Jones, a former state legislator and former chair of the RRC, which regulates the state oil and gas industry, did not spare her criticism.

“Our President has proven himself to be the ‘Flip-Flopper-in-Chief,'” she said. “Last March the president announced it was time to consider drilling in the very areas he has now banned from exploration. This bait-and-switch stops any prospect for exploration in federal waters off the coast of Virginia, which just eight months ago the president and Interior Secretary [Ken Salazar] considered for a lease sale that would have taken place next year.

“Either the president and Secretary Salazar are simply ignorant about the time, technology and effort it takes to put a drillbit on the ocean floor or this announcement exposes their pandering to eco-political constituencies opposed to using oil and natural gas to fuel America.”

The revised policy “is not based on the facts made available to him last March. They are putting politics before jobs and revenue for our country.”

Jones, like others who blasted the reversal, said it would take years before new wells would be drilled in the closed areas, even if producers were allowed to invest in offshore leases.

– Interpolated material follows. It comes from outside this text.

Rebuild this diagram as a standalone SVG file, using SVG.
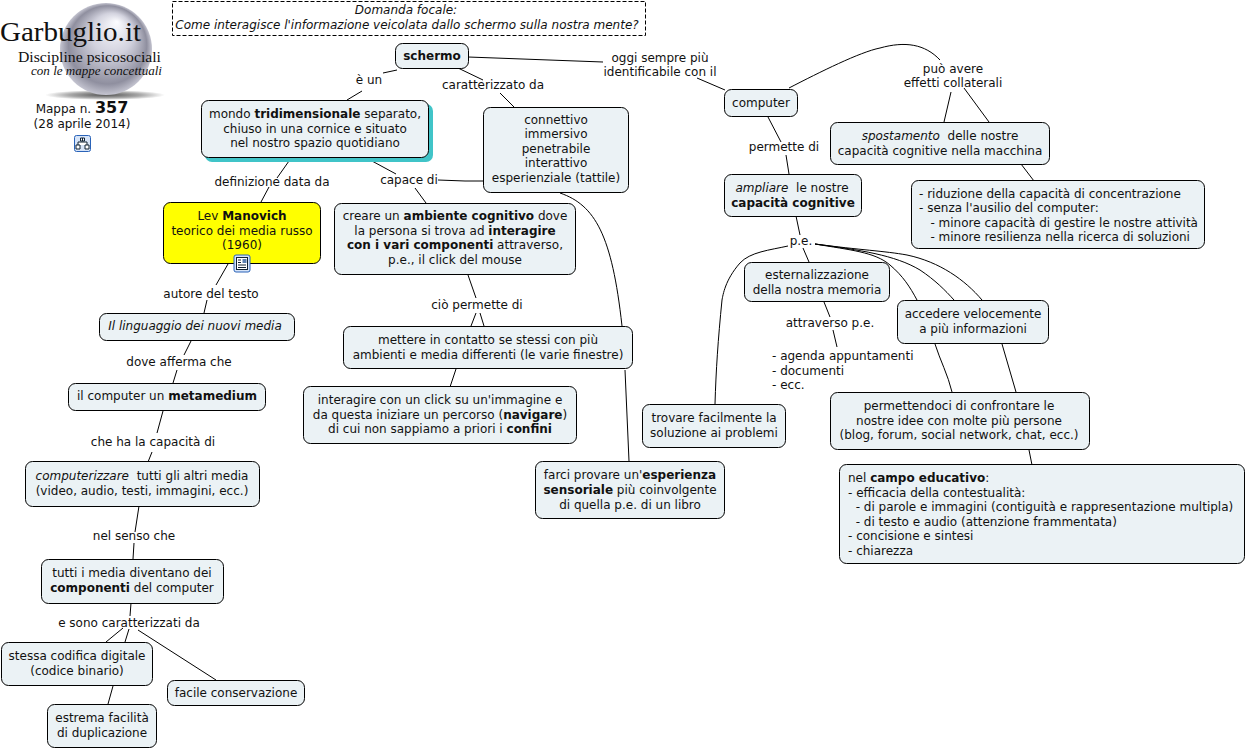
<svg xmlns="http://www.w3.org/2000/svg" width="1247" height="750" viewBox="0 0 1247 750">
<style>
text{font-family:"DejaVu Sans",Verdana,sans-serif;font-size:12px;fill:#111;text-anchor:middle;white-space:pre}
.b{font-weight:bold}.i{font-style:italic}
.n{fill:#ebf2f5;stroke:#000;stroke-width:1}
.l{text-anchor:start}
.c path{fill:none;stroke:#000;stroke-width:1}
.ic{fill:#d6e4f8;stroke:#2a63b8;stroke-width:1}
.s{font-family:"Liberation Serif",serif}
</style>
<defs>
<radialGradient id="s" cx="0.5" cy="0.5" r="0.5" fx="0.62" fy="0.2"><stop offset="0" stop-color="#fcfcff"/><stop offset="0.45" stop-color="#d2d2de"/><stop offset="0.85" stop-color="#8f8f9f"/><stop offset="1" stop-color="#c4c4d0"/></radialGradient>
<radialGradient id="sh"><stop offset="0" stop-color="#555"/><stop offset="0.6" stop-color="#aaa"/><stop offset="1" stop-color="#fff"/></radialGradient>
</defs>
<rect width="1247" height="750" fill="#fff"/>
<g id="logo">
<ellipse cx="105" cy="95" rx="60" ry="5" fill="url(#sh)"/>
<circle cx="106" cy="49" r="46" fill="url(#s)"/>
<text class="s" x="0" y="41" style="font-size:28px;text-anchor:start" textLength="141" lengthAdjust="spacingAndGlyphs">Garbuglio.it</text>
<text class="s" x="18" y="62" style="font-size:15px;text-anchor:start" textLength="143" lengthAdjust="spacingAndGlyphs">Discipline psicosociali</text>
<text class="s" x="31" y="75" style="font-size:12.500px;font-style:italic;text-anchor:start" textLength="131" lengthAdjust="spacingAndGlyphs">con le mappe concettuali</text>
<text x="82" y="113">Mappa n. <tspan class="b" style="font-size:16px">357</tspan></text>
<text x="82" y="128">(28 aprile 2014)</text>
<rect class="ic" x="74.500" y="135.500" width="16" height="16" rx="2"/>
<path d="M82.500 138v3M78 145v-3h9v3M76 145h4v4h-4zM85 145h4v4h-4zM80.500 138h4v3h-4z" fill="#fff" stroke="#123" stroke-width="1"/>
</g>
<g id="focus">
<rect x="172.500" y="1.500" width="473" height="34" fill="#fff" stroke="#000" stroke-dasharray="4 2"/>
<text class="i" x="406" y="14">Domanda focale:</text>
<text class="i" x="407" y="29">Come interagisce l'informazione veicolata dallo schermo sulla nostra mente?</text>
</g>
<g class="c" id="connectors">
<path d="M397 70L383 73M362 91L347 100"/>
<path d="M468 57L603 62M697 78L725 90"/>
<path d="M458 68L483 80M500 93L514 107"/>
<path d="M289 161L277 178M269 187L261 202"/>
<path d="M372 161L396 174M415 188L426 203M438 180L465 181L484 181"/>
<path d="M228 264L216 285M207 300L204 313"/>
<path d="M191 341L184 355M177 370L173 383"/>
<path d="M163 411L157 433M152 452L148 462"/>
<path d="M139 506L135 532M134 543L133 559"/>
<path d="M131 603L130 616M123 628L106 642M129 629L125 642M138 630L216 680"/>
<path d="M113 686L108 704"/>
<path d="M468 275L476 298M476 313L471 326M480 313L484 326"/>
<path d="M456 369L450 387"/>
<path d="M560 193C595 205 612 235 622 326M625 370L629 461"/>
<path d="M768 117L781 142M786 155L789 174"/>
<path d="M789 88C820 72 860 52 880 48C905 41 925 44 940 60M951 92L944 122M964 88L989 122"/>
<path d="M1021 164L1034 181"/>
<path d="M796 216L800 235M803 248L809 262"/>
<path d="M788 246C770 250 750 252 740 263C725 280 723 295 722 300C718 340 716 370 715 404"/>
<path d="M815 244C850 250 875 252 890 265C903 276 910 287 917 300"/>
<path d="M815 244C860 250 895 255 920 270C935 280 945 290 954 300"/>
<path d="M815 244C860 250 885 251 907 255C940 262 965 280 982 300"/>
<path d="M824 302L830 317M833 330L837 347"/>
<path d="M935 344C940 360 948 375 952 392M1002 344L1016 392"/>
<path d="M1029 450L1032 465"/>
</g>
<g id="schermo"><rect class="n" x="395.500" y="43.500" width="73" height="25" rx="7"/><text class="b" x="432" y="60">schermo</text></g>
<text x="369" y="84">è un</text>
<text x="493" y="89">caratterizzato da</text>
<g id="lab1"><text x="660" y="62">oggi sempre più</text><text x="660" y="76">identificabile con il</text></g>
<g id="computer"><rect class="n" x="724.500" y="89.500" width="73" height="27" rx="7"/><text x="761" y="107">computer</text></g>
<g id="lab2"><text x="953" y="73">può avere</text><text x="953" y="87">effetti collaterali</text></g>
<g id="mondo"><rect x="205" y="104" width="228" height="58" rx="7" fill="#40c4c8"/><rect class="n" x="201.500" y="100.500" width="227" height="57" rx="7"/><text x="315" y="118">mondo <tspan class="b">tridimensionale</tspan> separato,</text><text x="315" y="133">chiuso in una cornice e situato</text><text x="315" y="147">nel nostro spazio quotidiano</text></g>
<g id="connettivo"><rect class="n" x="483.500" y="107.500" width="145" height="85" rx="7"/><text x="556" y="124">connettivo</text><text x="556" y="138">immersivo</text><text x="556" y="153">penetrabile</text><text x="556" y="167">interattivo</text><text x="556" y="182">esperienziale (tattile)</text></g>
<g id="spostamento"><rect class="n" x="830.500" y="122.500" width="219" height="42" rx="7"/><text x="940" y="140"><tspan class="i">spostamento</tspan>  delle nostre</text><text x="940" y="155">capacità cognitive nella macchina</text></g>
<text x="784" y="151">permette di</text>
<g id="ampliare"><rect class="n" x="724.500" y="174.500" width="137" height="42" rx="7"/><text x="792" y="192"><tspan class="i">ampliare</tspan>  le nostre</text><text class="b" x="793" y="207">capacità cognitive</text></g>
<g id="riduzione"><rect class="n" x="911.500" y="180.500" width="293" height="68" rx="7"/><text class="l" x="919" y="198">- riduzione della capacità di concentrazione</text><text class="l" x="919" y="212">- senza l'ausilio del computer:</text><text class="l" x="919" y="227">   - minore capacità di gestire le nostre attività</text><text class="l" x="919" y="241">   - minore resilienza nella ricerca di soluzioni</text></g>
<text x="801" y="245">p.e.</text>
<text x="272" y="186">definizione data da</text>
<text x="409" y="184">capace di</text>
<g id="manovich"><rect x="163.500" y="202.500" width="157" height="61" rx="7" fill="#ffff00" stroke="#000"/><text x="242" y="220">Lev <tspan class="b">Manovich</tspan></text><text x="242" y="235">teorico dei media russo</text><text x="242" y="249">(1960)</text><rect class="ic" x="234" y="255" width="16" height="17" rx="2"/><rect x="236.500" y="257.500" width="11" height="12" fill="#fff" stroke="#123"/><path d="M238 260h3M238 262.500h3M238 265h8M238 267.500h8" stroke="#123" fill="none"/><rect x="242.500" y="259" width="4" height="4" fill="#5a7fb0"/></g>
<g id="creare"><rect class="n" x="334.500" y="203.500" width="241" height="71" rx="7"/><text x="455" y="220">creare un <tspan class="b">ambiente cognitivo</tspan> dove</text><text x="455" y="235">la persona si trova ad <tspan class="b">interagire</tspan></text><text x="455" y="249"><tspan class="b">con i vari componenti</tspan> attraverso,</text><text x="455" y="264">p.e., il click del mouse</text></g>
<g id="esternal"><rect class="n" x="744.500" y="262.500" width="145" height="39" rx="7"/><text x="817" y="279">esternalizzazione</text><text x="817" y="294">della nostra memoria</text></g>
<text x="211" y="298">autore del testo</text>
<g id="ling"><rect class="n" x="99.500" y="313.500" width="195" height="27" rx="7"/><text class="i" x="195" y="330">Il linguaggio dei nuovi media</text></g>
<text x="477" y="309">ciò permette di</text>
<g id="mettere"><rect class="n" x="343.500" y="326.500" width="289" height="42" rx="7"/><text x="488" y="344">mettere in contatto se stessi con più</text><text x="488" y="359">ambienti e media differenti (le varie finestre)</text></g>
<text x="830" y="327">attraverso p.e.</text>
<g id="accedere"><rect class="n" x="897.500" y="300.500" width="151" height="43" rx="7"/><text x="973" y="318">accedere velocemente</text><text x="973" y="333">a più informazioni</text></g>
<g id="agenda"><text class="l" x="772" y="360">- agenda appuntamenti</text><text class="l" x="772" y="375">- documenti</text><text class="l" x="772" y="389">- ecc.</text></g>
<text x="179" y="366">dove afferma che</text>
<g id="metamedium"><rect class="n" x="68.500" y="383.500" width="197" height="27" rx="7"/><text x="167" y="400">il computer un <tspan class="b">metamedium</tspan></text></g>
<g id="interagire"><rect class="n" x="303.500" y="386.500" width="273" height="57" rx="7"/><text x="440" y="404">interagire con un click su un'immagine e</text><text x="440" y="419">da questa iniziare un percorso (<tspan class="b">navigare</tspan>)</text><text x="440" y="433">di cui non sappiamo a priori i <tspan class="b">confini</tspan></text></g>
<g id="trovare"><rect class="n" x="642.500" y="404.500" width="143" height="43" rx="7"/><text x="714" y="422">trovare facilmente la</text><text x="714" y="437">soluzione ai problemi</text></g>
<g id="permettendoci"><rect class="n" x="830.500" y="392.500" width="259" height="57" rx="7"/><text x="959" y="410">permettendoci di confrontare le</text><text x="959" y="425">nostre idee con molte più persone</text><text x="959" y="439">(blog, forum, social network, chat, ecc.)</text></g>
<text x="153" y="446">che ha la capacità di</text>
<g id="farci"><rect class="n" x="535.500" y="461.500" width="189" height="57" rx="7"/><text x="630" y="479">farci provare un'<tspan class="b">esperienza</tspan></text><text x="630" y="494"><tspan class="b">sensoriale</tspan> più coinvolgente</text><text x="630" y="509">di quella p.e. di un libro</text></g>
<g id="campo"><rect class="n" x="839.500" y="464.500" width="405" height="99" rx="7"/><text class="l" x="848" y="482">nel <tspan class="b">campo educativo</tspan>:</text><text class="l" x="848" y="497">- efficacia della contestualità:</text><text class="l" x="848" y="511">  - di parole e immagini (contiguità e rappresentazione multipla)</text><text class="l" x="848" y="526">  - di testo e audio (attenzione frammentata)</text><text class="l" x="848" y="540">- concisione e sintesi</text><text class="l" x="848" y="555">- chiarezza</text></g>
<g id="computerizzare"><rect class="n" x="25.500" y="461.500" width="234" height="45" rx="7"/><text x="142" y="480"><tspan class="i">computerizzare</tspan>  tutti gli altri media</text><text x="142" y="495">(video, audio, testi, immagini, ecc.)</text></g>
<text x="134" y="540">nel senso che</text>
<g id="tutti"><rect class="n" x="41.500" y="559.500" width="182" height="44" rx="7"/><text x="132" y="577">tutti i media diventano dei</text><text x="132" y="592"><tspan class="b">componenti</tspan> del computer</text></g>
<text x="129" y="627">e sono caratterizzati da</text>
<g id="stessa"><rect class="n" x="1.500" y="642.500" width="151" height="43" rx="7"/><text x="77" y="660">stessa codifica digitale</text><text x="77" y="675">(codice binario)</text></g>
<g id="facile"><rect class="n" x="167.500" y="680.500" width="137" height="25" rx="7"/><text x="236" y="697">facile conservazione</text></g>
<g id="estrema"><rect class="n" x="47.500" y="704.500" width="109" height="43" rx="7"/><text x="102" y="722">estrema facilità</text><text x="102" y="737">di duplicazione</text></g>
</svg>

“Our president needs to understand that just because companies might pay millions of dollars to the federal government in lease bonuses, rentals, and to engineering and service companies for things like mapping and seismic, it does not mean all the areas will be considered economically viable for them to drill,” she said. “It is a long and expensive process for companies, but that is the up-front financial risk they take to explore and produce American energy.”

The “nation’s empty coffers could use the billions of dollars that could be raised over the next six years, and we could certainly use the approximately 57,000 new jobs that won’t be created because our president can’t stay the course.”